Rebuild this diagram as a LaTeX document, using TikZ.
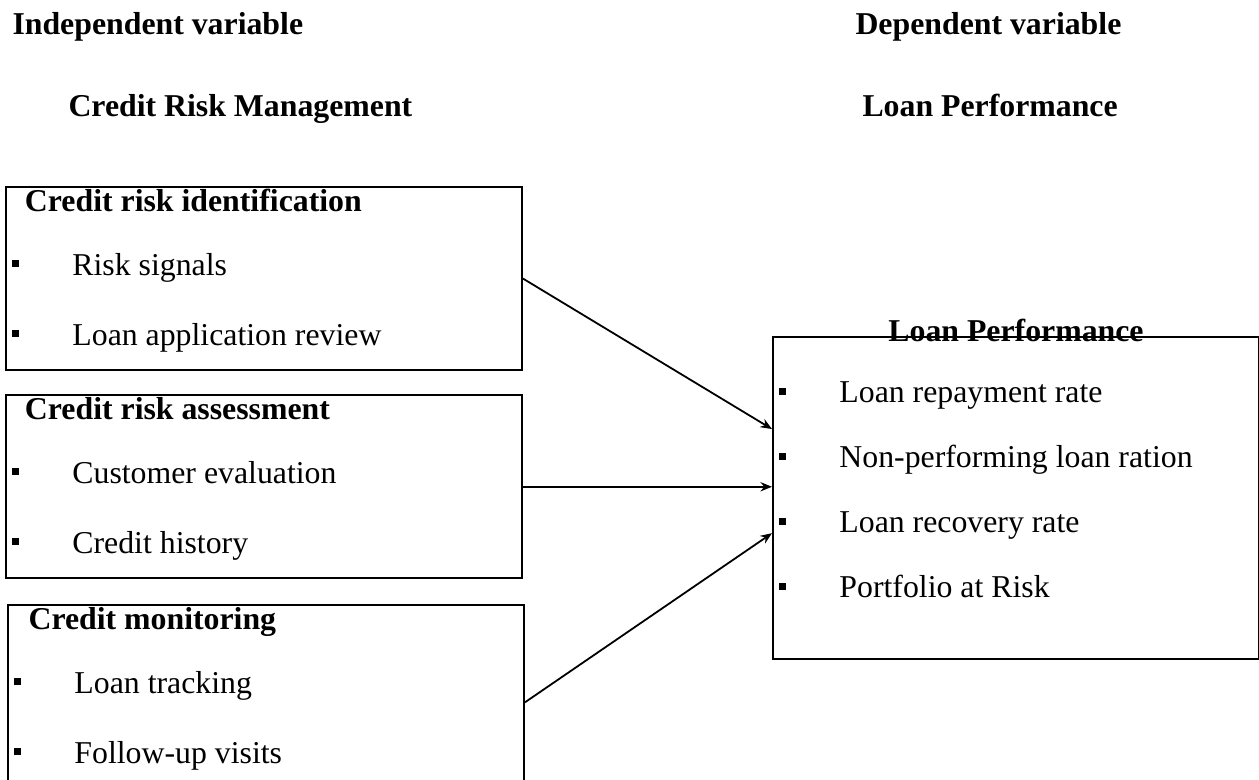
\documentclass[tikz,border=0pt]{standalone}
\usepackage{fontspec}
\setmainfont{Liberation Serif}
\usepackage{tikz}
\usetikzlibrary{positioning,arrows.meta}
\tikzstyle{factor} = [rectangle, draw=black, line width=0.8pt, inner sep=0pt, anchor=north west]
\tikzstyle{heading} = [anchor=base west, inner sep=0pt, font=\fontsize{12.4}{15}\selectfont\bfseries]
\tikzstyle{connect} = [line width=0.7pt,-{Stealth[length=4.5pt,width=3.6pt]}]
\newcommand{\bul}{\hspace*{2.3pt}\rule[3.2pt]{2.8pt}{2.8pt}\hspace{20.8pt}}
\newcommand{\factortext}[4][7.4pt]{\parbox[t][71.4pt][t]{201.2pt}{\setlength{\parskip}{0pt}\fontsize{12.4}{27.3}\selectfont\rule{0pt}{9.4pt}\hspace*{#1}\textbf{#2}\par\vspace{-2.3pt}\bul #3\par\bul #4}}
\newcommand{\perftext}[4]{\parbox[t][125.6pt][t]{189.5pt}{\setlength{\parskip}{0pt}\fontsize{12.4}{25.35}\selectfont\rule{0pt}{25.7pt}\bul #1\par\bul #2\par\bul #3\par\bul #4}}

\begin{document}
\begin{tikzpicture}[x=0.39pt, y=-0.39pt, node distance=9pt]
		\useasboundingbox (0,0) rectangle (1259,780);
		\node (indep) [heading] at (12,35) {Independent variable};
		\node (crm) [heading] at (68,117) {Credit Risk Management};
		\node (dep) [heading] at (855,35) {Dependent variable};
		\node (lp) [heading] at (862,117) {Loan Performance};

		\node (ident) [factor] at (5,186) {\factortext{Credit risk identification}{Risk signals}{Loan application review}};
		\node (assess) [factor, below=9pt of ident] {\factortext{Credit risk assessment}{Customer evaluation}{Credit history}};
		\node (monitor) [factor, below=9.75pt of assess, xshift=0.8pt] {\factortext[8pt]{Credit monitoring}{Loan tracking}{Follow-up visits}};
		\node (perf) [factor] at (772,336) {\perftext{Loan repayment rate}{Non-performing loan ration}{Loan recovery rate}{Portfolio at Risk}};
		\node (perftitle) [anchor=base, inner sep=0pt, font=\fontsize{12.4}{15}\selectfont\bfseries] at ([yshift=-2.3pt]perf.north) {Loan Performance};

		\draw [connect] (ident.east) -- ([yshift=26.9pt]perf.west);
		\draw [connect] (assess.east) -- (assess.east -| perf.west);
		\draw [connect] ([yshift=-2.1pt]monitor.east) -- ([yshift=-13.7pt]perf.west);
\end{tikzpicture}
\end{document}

────

▶ [Direction]
Copy each line exactly, and leave the pictures out of your copy.

▶ [The solution]
Rebuild this diagram as a LaTeX document, using TikZ.
\documentclass[tikz,border=0pt]{standalone}
\usepackage{fontspec}
\setmainfont{Liberation Serif}
\usepackage{tikz}
\usetikzlibrary{positioning,arrows.meta}
\tikzstyle{factor} = [rectangle, draw=black, line width=0.8pt, inner sep=0pt, anchor=north west]
\tikzstyle{heading} = [anchor=base west, inner sep=0pt, font=\fontsize{12.4}{15}\selectfont\bfseries]
\tikzstyle{connect} = [line width=0.7pt,-{Stealth[length=4.5pt,width=3.6pt]}]
\newcommand{\bul}{\hspace*{2.3pt}\rule[3.2pt]{2.8pt}{2.8pt}\hspace{20.8pt}}
\newcommand{\factortext}[4][7.4pt]{\parbox[t][71.4pt][t]{201.2pt}{\setlength{\parskip}{0pt}\fontsize{12.4}{27.3}\selectfont\rule{0pt}{9.4pt}\hspace*{#1}\textbf{#2}\par\vspace{-2.3pt}\bul #3\par\bul #4}}
\newcommand{\perftext}[4]{\parbox[t][125.6pt][t]{189.5pt}{\setlength{\parskip}{0pt}\fontsize{12.4}{25.35}\selectfont\rule{0pt}{25.7pt}\bul #1\par\bul #2\par\bul #3\par\bul #4}}

\begin{document}
\begin{tikzpicture}[x=0.39pt, y=-0.39pt, node distance=9pt]
		\useasboundingbox (0,0) rectangle (1259,780);
		\node (indep) [heading] at (12,35) {Independent variable};
		\node (crm) [heading] at (68,117) {Credit Risk Management};
		\node (dep) [heading] at (855,35) {Dependent variable};
		\node (lp) [heading] at (862,117) {Loan Performance};

		\node (ident) [factor] at (5,186) {\factortext{Credit risk identification}{Risk signals}{Loan application review}};
		\node (assess) [factor, below=9pt of ident] {\factortext{Credit risk assessment}{Customer evaluation}{Credit history}};
		\node (monitor) [factor, below=9.75pt of assess, xshift=0.8pt] {\factortext[8pt]{Credit monitoring}{Loan tracking}{Follow-up visits}};
		\node (perf) [factor] at (772,336) {\perftext{Loan repayment rate}{Non-performing loan ration}{Loan recovery rate}{Portfolio at Risk}};
		\node (perftitle) [anchor=base, inner sep=0pt, font=\fontsize{12.4}{15}\selectfont\bfseries] at ([yshift=-2.3pt]perf.north) {Loan Performance};

		\draw [connect] (ident.east) -- ([yshift=26.9pt]perf.west);
		\draw [connect] (assess.east) -- (assess.east -| perf.west);
		\draw [connect] ([yshift=-2.1pt]monitor.east) -- ([yshift=-13.7pt]perf.west);
\end{tikzpicture}
\end{document}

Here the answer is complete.